Royal Curragh Golf Club
- 53°08′49″N 6°48′48″W﻿ / ﻿53.1470°N 6.8132°W

Club information
- Location: County Kildare, Ireland
- Established: 1858 168 years ago

= Royal Curragh Golf Club =

Golf club in County Kildare, Ireland

The Royal Curragh Golf Club is a private members' club with an 18-hole golf course in County Kildare, Ireland. Dating from 1858, it is the oldest golf club in Ireland.
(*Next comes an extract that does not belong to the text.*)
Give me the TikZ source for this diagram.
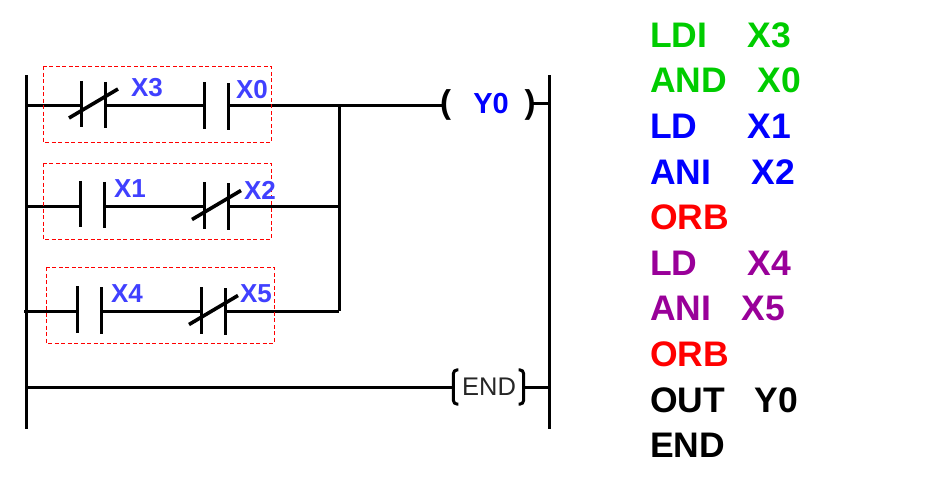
\documentclass[tikz,border=0pt]{standalone}
\usepackage{fontspec}
\setmainfont{Liberation Sans}
\usetikzlibrary{positioning,calc}
\tikzset{
	wire/.style = {
		line width=3pt,
		black
	},
	bar/.style = {
		line width=3.2pt,
		black
	},
	contact/.style = {
		rectangle,
		minimum width=23pt,
		minimum height=46pt,
		inner sep=0pt
	},
	group/.style = {
		draw=red,
		line width=0.9pt,
		dash pattern=on 4pt off 2.5pt
	},
	tag/.style = {
		font=\fontsize{26}{26}\selectfont\bfseries,
		text=tagblue,
		inner sep=0pt
	},
	instr/.style = {
		font=\fontsize{35.5}{35.5}\selectfont\bfseries,
		anchor=base west,
		inner sep=0pt
	}
}
\definecolor{tagblue}{HTML}{4040FF}
\definecolor{lgreen}{HTML}{00CC00}
\definecolor{lblue}{HTML}{0000FF}
\definecolor{lpurple}{HTML}{990099}
\begin{document}
\begin{tikzpicture}[x=1pt, y=-1pt]
		\useasboundingbox (0,0) rectangle (938,491);
		
		% --- Rails ---
		\coordinate (railLtop) at (26,75);
		\coordinate (railLbot) at (26,429);
		\coordinate (railRtop) at (549,75);
		\coordinate (railRbot) at (549,429);
		\coordinate (start1) at (26,105);
		\coordinate (start2) at (26,206);
		\coordinate (start3) at (24,311);
		\coordinate (start4) at (26,387);
		\coordinate (join1) at (339,105);
		\coordinate (join2) at (339,206);
		\coordinate (join3) at (339,311);
		
		% --- Contacts ---
		\node [contact] (cX3) at (93.5,104) {};
		\node [contact] (cX0) at (216.5,105.5) {};
		\node [contact] (cX1) at (92.5,204) {};
		\node [contact] (cX2) at (216.5,205.5) {};
		\node [contact] (cX4) at (89.5,309.5) {};
		\node [contact] (cX5) at (213.5,310.5) {};
		
		\foreach \c in {cX3,cX0,cX1,cX2,cX4,cX5} {
			\draw [bar] (\c.north west) -- (\c.south west);
			\draw [bar] ([yshift=-1pt]\c.north east) -- ([yshift=-1pt]\c.south east);
		}
		\foreach \c in {cX3,cX2,cX5} {
			\draw [bar, line width=3.6pt] ([xshift=-24.5pt,yshift=-14pt]\c.center) -- ([xshift=24.5pt,yshift=15pt]\c.center);
		}
		
		% --- Coils ---
		\node [inner sep=0pt, minimum width=84pt, minimum height=30pt] (coilY) at (488,105) {};
		\node [inner sep=0pt, minimum width=70pt, minimum height=34pt] (coilE) at (488.5,387) {};
		\node [inner sep=0pt, font=\fontsize{33}{33}\selectfont\bfseries] (parL) at (445.5,105) {(};
		\node [inner sep=0pt, font=\fontsize{33}{33}\selectfont\bfseries] (parR) at (530,105) {)};
		\node [inner sep=0pt, font=\fontsize{29}{29}\selectfont\bfseries, text=lblue] (tagY0) at (491,104) {Y0};
		\node [inner sep=0pt, font=\fontsize{25.5}{25.5}\selectfont, text=black!85] (tagEND) at (489,387) {END};
		\draw [line width=3pt, rounded corners=4pt] ([xshift=5pt]coilE.north west) -- (coilE.north west) -- (coilE.south west) -- ([xshift=5pt]coilE.south west);
		\draw [line width=3pt, rounded corners=4pt] ([xshift=-5pt]coilE.north east) -- (coilE.north east) -- (coilE.south east) -- ([xshift=-5pt]coilE.south east);
		
		% --- Wires ---
		\draw [wire] (railLtop) -- (railLbot);
		\draw [wire] (railRtop) -- (railRbot);
		\draw [wire] (start1) -- (cX3.west |- start1);
		\draw [wire] (cX3.east |- start1) -- (cX0.west |- start1);
		\draw [wire] (cX0.east |- start1) -- (coilY.west |- start1);
		\draw [wire] (coilY.east |- 0,103) -- (railRtop |- 0,103);
		\draw [wire] (start2) -- (cX1.west |- start2);
		\draw [wire] (cX1.east |- start2) -- (cX2.west |- start2);
		\draw [wire] (cX2.east |- start2) -- (join2);
		\draw [wire] (start3) -- (cX4.west |- start3);
		\draw [wire] (cX4.east |- start3) -- (cX5.west |- start3);
		\draw [wire] (cX5.east |- start3) -- (join3);
		\draw [wire] (join1) -- (join3);
		\draw [wire] (start4) -- (coilE.west);
		\draw [wire] (coilE.east) -- (railRtop |- start4);
		
		% --- Dashed groups ---
		\draw [group] (43,66) rectangle (271,142);
		\draw [group] (43,163) rectangle (271,239);
		\draw [group] (46,267) rectangle (274,343);
		
		% --- Contact labels ---
		\node [tag] (tagX3) at (147,88) {X3};
		\node [tag] (tagX0) at (252,90) {X0};
		\node [tag] (tagX1) at (130,189) {X1};
		\node [tag] (tagX2) at (260,190) {X2};
		\node [tag] (tagX4) at (127,294) {X4};
		\node [tag] (tagX5) at (256,294) {X5};
		
		% --- Instruction list ---
		\node [instr, text=lgreen] (ln1) at (650,47) {LDI};
		\node [instr, text=lgreen] (arg1) at (747.5,47) {X3};
		\node [instr, text=lgreen] (ln2) at (650,92) {AND};
		\node [instr, text=lgreen] (arg2) at (757.5,92) {X0};
		\node [instr, text=lblue] (ln3) at (650,138) {LD};
		\node [instr, text=lblue] (arg3) at (747.5,138) {X1};
		\node [instr, text=lblue] (ln4) at (650,184) {ANI};
		\node [instr, text=lblue] (arg4) at (751.5,184) {X2};
		\node [instr, text=red] (ln5) at (650,229) {ORB};
		\node [instr, text=lpurple] (ln6) at (650,275) {LD};
		\node [instr, text=lpurple] (arg6) at (747.5,275) {X4};
		\node [instr, text=lpurple] (ln7) at (650,320) {ANI};
		\node [instr, text=lpurple] (arg7) at (741.5,320) {X5};
		\node [instr, text=red] (ln8) at (650,366) {ORB};
		\node [instr, text=black] (ln9) at (650,412) {OUT};
		\node [instr, text=black] (arg9) at (754.5,412) {Y0};
		\node [instr, text=black] (ln10) at (650,457) {END};
		
	\end{tikzpicture}
\end{document}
Located next to Curragh Camp, its course has historically had strong links to the military.

==History==
===Foundation===
The golf club was founded in 1858, with the then Lord Lieutenant of Ireland, Archibald Montgomerie, 13th Earl of Eglinton, reputedly being a "frequent visitor to the course".

===Royal title===
On 21 September 1910, the Curragh Golf Club was granted a royal charter and was renamed the Royal Curragh Golf Club. After the Irish Free State was granted independence in 1922, however, the club reverted to the name Curragh Golf Club. In 1981, William Gibson, Commandant of the Club, received confirmation from the Home Office in Westminster that the royal title had never been withdrawn. In May 2011, the state visit by Elizabeth II to the Republic of Ireland, the first royal visit since that of George V in 1911, was seen as popular and marked a new relationship between Britain and Ireland. In 2013, the club voted to restore the 'royal' prefix, and its name reverted to the Royal Curragh Golf Club.

==Course==
The present course opened in 2007 and was designed by Patrick Merrigan. It has a length of 6586 yards and a par of 72. The course is built on The Curragh plain.